More minor quibbles: (1) The body has to have a small mass. (2) The proper time doesn't actually have to be minimized, just extremized. That is, it could be a local maximum rather than a local minimum. (3) The extremum is local, not global. That is, the time is only at an extreme compared to other paths that differ from it infinitesimally.

A book that presents a significant amount of GR without any math is Geroch, General relativity from A to B. Gardner's Relativity simply explained is lots of fun, although it's pretty cartoonish. A book that uses a little more math, but that I like better than Geroch, is Taylor and Wheeler, Exploring black holes.

 

[mishima]

Thanks, and again sorry. I had never seen an explanation like that and figured he probably just framed his argument in a way to help him further on or something. But good to know there's some truth to it.

And yes, I've got the A to B book coming through our interlibrary loan, its just taking a long time. I've been reading Max Jammer's "Concepts of Space", Einsteins "Relativity", and Akhundov's "Conceptions of Space and Time". The nice thing about a conceptual physics class is we can spend more time on the philosophy and history of things. I just wish I had a killer lab activity for it, but everything seems way "too big". We can't really reproduce any of the verification experiments, for example.

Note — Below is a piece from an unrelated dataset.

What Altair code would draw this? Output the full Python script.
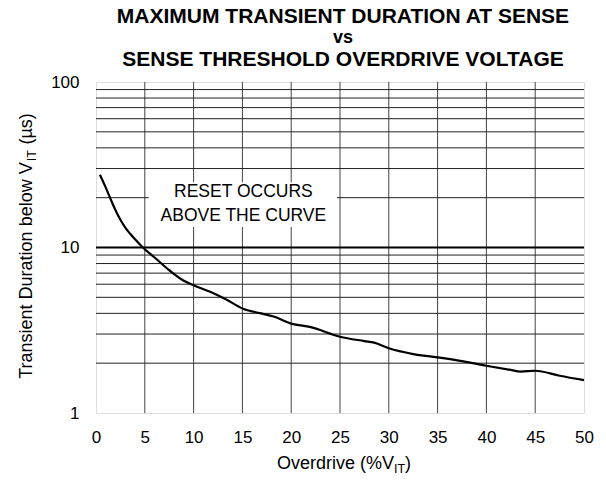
import altair as alt
import pandas as pd

# ---- data ----
overdrive = [0.4, 1, 1.5, 2, 2.5, 3, 3.5, 4, 4.8, 6, 7.5, 9, 10, 11.7, 13.4, 15, 16.8, 18.2,
             20, 22, 25, 27.5, 28.5, 30, 32.5, 35, 37.5, 40, 42.5, 43.5, 45, 47.5, 50]
duration = [27.5, 23, 19.6, 16.8, 14.7, 13.2, 12.1, 11.2, 10, 8.7, 7.3, 6.3, 5.92, 5.4, 4.83, 4.28,
            4.01, 3.83, 3.47, 3.3, 2.89, 2.72, 2.66, 2.46, 2.27, 2.17, 2.06, 1.93, 1.82, 1.78,
            1.80, 1.68, 1.58]
x_ticks = [0, 5, 10, 15, 20, 25, 30, 35, 40, 45, 50]
y_ticks = [1, 10, 100]
grid_x = [5, 10, 15, 20, 25, 30, 35, 40, 45]
grid_y_minor = [2, 3, 4, 5, 6, 7, 8, 9, 20, 30, 40, 50, 60, 70, 80, 90]
grid_y_major = [10]
note_lines = ["RESET OCCURS", "ABOVE THE CURVE"]
note_x = [15.1, 15.1]
note_y = [20.1, 14.4]
note_box_x = [5.4, 24.7]
note_box_y = [13.3, 24.8]
title_lines = ["MAXIMUM TRANSIENT DURATION AT SENSE", "vs", "SENSE THRESHOLD OVERDRIVE VOLTAGE"]
x_title = ["Overdrive (%V", "IT", ")"]
y_title = ["Transient Duration below V", "IT", "(µs)"]

# ---- layout ----
W, H = 488, 331
FONT = "Liberation Sans"
AW = {'O': 778, 'v': 500, 'e': 556, 'r': 333, 'd': 556, 'i': 222, ' ': 278,
      '(': 333, '%': 889, 'V': 667, 'I': 278, 'T': 611, ')': 333, 'a': 556, 'n': 556, 's': 500,
      't': 278, 'D': 722, 'u': 556, 'o': 556, 'b': 556, 'l': 222, 'w': 722, 'µ': 576}


def tw(s, size):
    return sum(AW.get(c, 556) for c in s) / 1000.0 * size


xs = alt.Scale(domain=[0, 50], nice=False, zero=False)
ys = alt.Scale(type="log", domain=[1, 100], nice=False)
x_axis = alt.Axis(values=x_ticks, title=None, ticks=False, tickSize=0, domain=False, grid=False,
                  labelFont=FONT, labelFontSize=17, labelColor="black", labelPadding=16,
                  labelFlush=False)
y_axis = alt.Axis(values=y_ticks, title=None, ticks=False, tickSize=0, domain=False, grid=False,
                  labelFont=FONT, labelFontSize=17, labelColor="black", labelPadding=17,
                  format="~g")


def X(f):
    return alt.X(f, scale=xs, axis=x_axis)


def Y(f):
    return alt.Y(f, scale=ys, axis=y_axis)


curve_df = pd.DataFrame({"x": overdrive, "y": duration})

vgrid = alt.Chart(pd.DataFrame({"x": grid_x})).mark_rule(color="#444", strokeWidth=1).encode(
    x=X("x:Q"))
hgrid = alt.Chart(pd.DataFrame({"y": grid_y_minor})).mark_rule(color="#222", strokeWidth=1).encode(
    y=Y("y:Q"))
hmajor = alt.Chart(pd.DataFrame({"y": grid_y_major})).mark_rule(color="black", strokeWidth=2.2).encode(
    y=Y("y:Q"))
box = alt.Chart(pd.DataFrame({"x1": [note_box_x[0]], "x2": [note_box_x[1]],
                              "y1": [note_box_y[0]], "y2": [note_box_y[1]]})).mark_rect(
    color="white").encode(x=X("x1:Q"), x2="x2:Q", y=Y("y1:Q"), y2="y2:Q")
note = alt.Chart(pd.DataFrame({"t": note_lines, "x": note_x, "y": note_y})).mark_text(
    font=FONT, fontSize=17.5, color="black", align="center", baseline="alphabetic").encode(
    x=X("x:Q"), y=Y("y:Q"), text="t:N")
line = alt.Chart(curve_df).mark_line(color="black", strokeWidth=2.2, interpolate="monotone").encode(
    x=X("x:Q"), y=Y("y:Q"))

layers = [vgrid, hgrid, hmajor, box, note, line]


def txt(s, x, y, size, bold=False, align="center", angle=0):
    kw = dict(font=FONT, fontSize=size, color="black", align=align, baseline="alphabetic")
    if bold:
        kw["fontWeight"] = "bold"
    if angle:
        kw["angle"] = angle
    return alt.Chart(pd.DataFrame({"t": [s]})).mark_text(**kw).encode(
        text="t:N", x=alt.value(x), y=alt.value(y))


# title
tcx = 247
layers.append(txt(title_lines[0], tcx, -59, 21, bold=True))
layers.append(txt(title_lines[1], tcx, -39, 18, bold=True))
layers.append(txt(title_lines[2], tcx, -16, 21, bold=True))

# x-axis title with subscript
F, FS = 18, 12.5
w1, w2, w3 = tw(x_title[0], F), tw(x_title[1], FS), tw(x_title[2], F)
start = 248 - (w1 + w2 + w3) / 2
layers.append(txt(x_title[0], start, 387, F, align="left"))
layers.append(txt(x_title[1], start + w1, 391, FS, align="left"))
layers.append(txt(x_title[2], start + w1 + w2, 387, F, align="left"))

# y-axis title with subscript (rotated)
gap = tw(" ", F) + 1
w1, w2, w3 = tw(y_title[0], F), tw(y_title[1], FS), tw(y_title[2], F)
ystart = 164 + (w1 + w2 + gap + w3) / 2
bx = -64
layers.append(txt(y_title[0], bx, ystart, F, align="left", angle=270))
layers.append(txt(y_title[1], bx + 4, ystart - w1 - 0.5, FS, align="left", angle=270))
layers.append(txt(y_title[2], bx, ystart - w1 - w2 - gap, F, align="left", angle=270))

chart = alt.layer(*layers).properties(
    width=W, height=H,
    padding={"left": 96, "top": 82, "right": 22, "bottom": 68},
    autosize=alt.AutoSizeParams(type="none"),
).configure_view(stroke="black", strokeWidth=2.5).configure(background="white")

chart.save("out.html", embed_options={"renderer": "svg", "actions": False})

That's why I was desperate for this to not be pure garbage, hopefully I can retool this into a discovery activity of some sort. And why your response is most appreciated.

 

[Nabeshin]

It's also important to note that this is only for freely falling objects! Certainly not true of objects under an acceleration.

I think the simplest way to explain it is just to give up the notion of time and say that it takes the shortest path between two points. This is really the crux of the idea, it's just that the points happen to be in (t,x,y,z) space rather than normal (x,y,z). :)

 

[pervect]

The principle of maximal (or, if you're being extra cautious, extremal) aging is a common way to describe it. There's some good references on Taylor's website. "Shortest distance" is close, but really not-quite right.